A White Dwarf Makes a Butterfly


NGC 6302

The Butterfly Nebula

NCG 6302 is known as the Butterfly Nebula.  What makes this nebula so intriguing is that is has two distinct lobes – the butterfly wings – that surround one of the hottest white dwarf stars yet detected.  The central star of this nebula is estimated to be over 220,000 degrees Celsius.

NGC 6302 is a planetary nebula.   A planetary nebula is an emission nebula.  This means that as a star nears the end of it’s life, it can expand into a red giant.  As a red giant, it will begin blowing off it’s outer layers.  This ejected material forms a shell of gas and dust around the star.  The shell can glow when it becomes ionized by the ultraviolet radiation of the dying central star.

As I was looking at this image, I was drawn to the giant white pillars of dust that appear to be pointing back to the central star.  Take a close look.  It seems to me that they are clumps of dust that are resisting the pressure of stellar wind from the central white dwarf.  

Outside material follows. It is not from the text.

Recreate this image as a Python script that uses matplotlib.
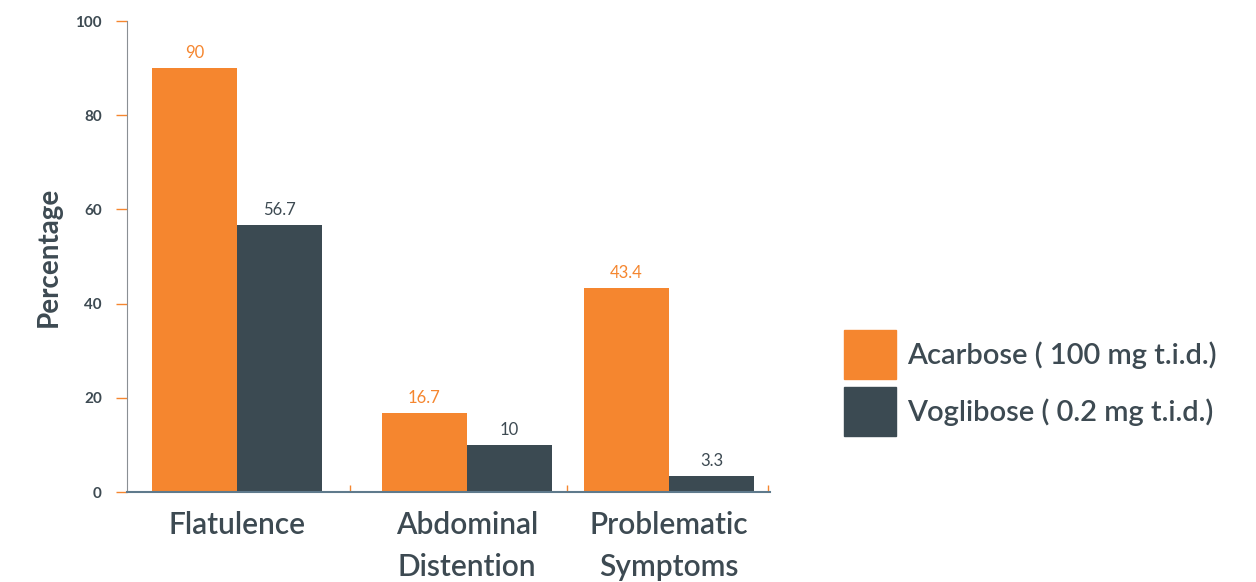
import matplotlib
matplotlib.use("Agg")
import matplotlib.pyplot as plt
from matplotlib.patches import Patch

categories = ["Flatulence", "Abdominal\nDistention", "Problematic\nSymptoms"]
acarbose = [90, 16.7, 43.4]
voglibose = [56.7, 10, 3.3]
series_names = ["Acarbose ( 100 mg t.i.d.)", "Voglibose ( 0.2 mg t.i.d.)"]
y_ticks = [0, 20, 40, 60, 80, 100]

ORANGE = "#F5862F"
DARK = "#3B4A52"
TEXT = "#3D4A52"

plt.rcParams["font.family"] = ["Lato", "DejaVu Sans"]

centers = [2.37, 4.67, 6.69]
width = 0.85

fig = plt.figure(figsize=(12.56, 5.82), dpi=100)
ax = fig.add_axes([0.1011, 0.1546, 0.5119, 0.8093])

left = [c - width / 2 for c in centers]
right = [c + width / 2 for c in centers]
bars_a = ax.bar(left, acarbose, width, color=ORANGE)
bars_v = ax.bar(right, voglibose, width, color=DARK)

for b, v in zip(bars_a, acarbose):
    ax.text(b.get_x() + b.get_width() / 2, v + 1.5, f"{v:g}", ha="center", va="bottom",
            color=ORANGE, fontsize=12)
for b, v in zip(bars_v, voglibose):
    ax.text(b.get_x() + b.get_width() / 2, v + 1.5, f"{v:g}", ha="center", va="bottom",
            color=TEXT, fontsize=12)

ax.set_xlim(1.27, 7.7)
ax.set_ylim(0, 100)
ax.set_yticks(y_ticks)
ax.tick_params(axis="y", colors=ORANGE, labelcolor=TEXT, labelsize=11, length=8, width=1, pad=10)
for t in ax.get_yticklabels():
    t.set_fontweight("bold")

ax.set_xticks([3.5, 5.67, 7.68])
ax.set_xticklabels([])
ax.tick_params(axis="x", direction="in", colors=ORANGE, length=5, width=1)
for c, name in zip(centers, categories):
    ax.text(c, -4.0, name, ha="center", va="top", fontsize=21.5, color=TEXT,
            fontweight="semibold", linespacing=1.6, transform=ax.transData)

for s in ["top", "right"]:
    ax.spines[s].set_visible(False)
ax.spines["left"].set_color("#8A8F94")
ax.spines["bottom"].set_color("#5F7A8C")
ax.spines["bottom"].set_linewidth(1.5)

ax.set_ylabel("Percentage", fontsize=20, fontweight="bold", color=TEXT, labelpad=10)

handles = [Patch(color=ORANGE), Patch(color=DARK)]
leg = fig.legend(handles, series_names, loc="center left", bbox_to_anchor=(0.651, 0.342),
                 frameon=False, handlelength=1.8, handleheight=2.2,
                 handletextpad=0.35, labelspacing=0.28,
                 prop={"size": 21, "weight": "semibold"})
for t in leg.get_texts():
    t.set_color(TEXT)

fig.savefig("out.png", dpi=100)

I’m always struck by the variety of shapes and complexity that you can find in planetary nebulae.  The Butterfly Nebula is a great example and probably the most complex I’ve ever seen.

This nebula can be found in the constellation Scorpius. 

This extraordinary image was taken by the Hubble Space Telescope using the Wide Field Camera 3 in both visible and ultraviolet light.